Sunday, May 13, 2007

Faraway, So Close!


FAR AWAY, SO CLOSE!, the unnecessary sequel to the superlative WINGS OF DESIRE, has two special treats that make it worth the viewing: it tells us whatever happened to WINGS' Damiel and Marion, and it gives us Willem Dafoe as one of cinema's best demons. WINGS fans will be delighted to find Damiel and Marion happily married, very much in love, and the parents of an adored daughter who's developing gymnastics skills of her own. That's sweet, and I'm a sucker for sweet, but Dafoe's performance here is what really brings the goods home.

Here's the setup: Cassiel the Angel is feeling the angst. Growing tired of watching, he's ready to put his hand in the mix. When events conspire to push him into making an abrupt choice, he does the right thing and sheds his angelic nature so that he may walk among the humans. I was ready for a different take on assimilation into a foreign world, but the film's actually a little disappointing, here. Cassiel has an innocence that strikes me as ridiculous, and while his adventures culminate in an appropriate and satisfying way, I was much more interested in Dafoe's demon.

The character is never clearly identified as a demon, but he has the ability to shift between the angelic and the mundane world, which makes him neither angel nor human. I doubt that he's the Devil, though he could be, because I get the sense that Wenders' major theological antagonists are somehow more cosmic than the angels he's shown us thus far. That the character is Satanic in the Hebraic sense of the word, I have no doubt: he describes himself not as merciless, but as pitiless: a prosecutor who will pursue and aggravate every flaw; who will create temptations and then pass judgement when men succumb. And Dafoe, cinema's finest Christ, plays him just right. He's seductive, friendly, and mean. He's brutally harsh, engaged yet calculating, and he neither expects nor gives quarter.

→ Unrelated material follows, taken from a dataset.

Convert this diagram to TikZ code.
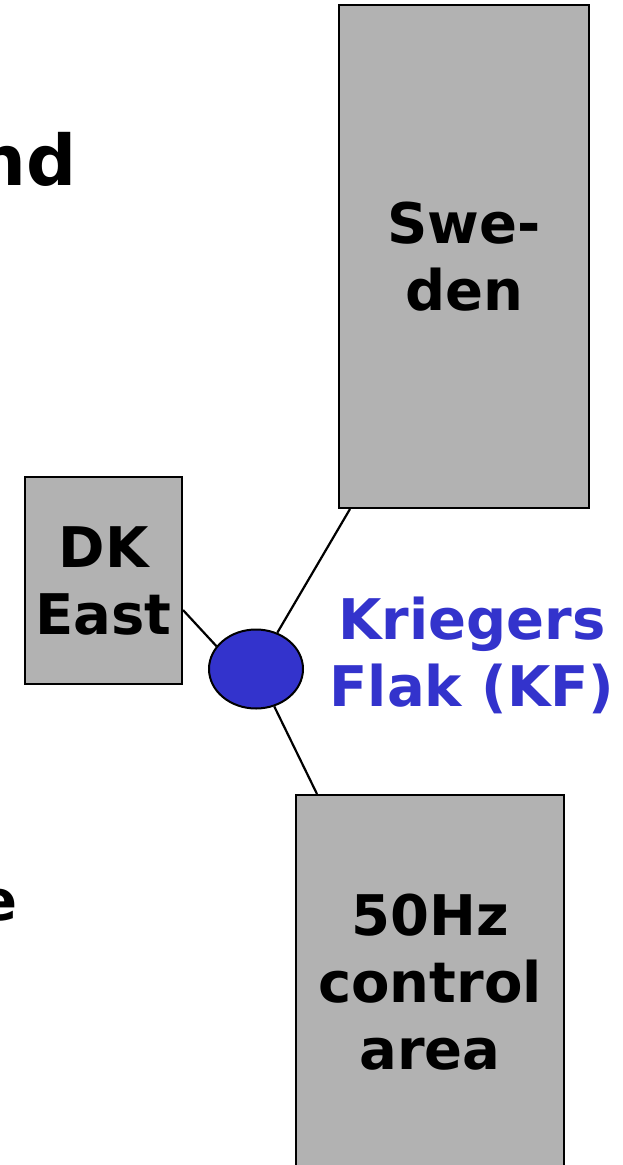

That's why I don't understand the climax. Why does he do what he does, and what does that mean about his relationship with Cassiel and Raphaela (Cassiel's angelic friend)? And speaking of the climax, where did that minor villain come from?

I think the answers may be found on an editing room floor somewhere, but you know what? It doesn't really matter. In ten years, I'm not going to remember FAR AWAY, SO CLOSE!'s plot points. I am, however, going to remember that Dafoe performance. What an actor.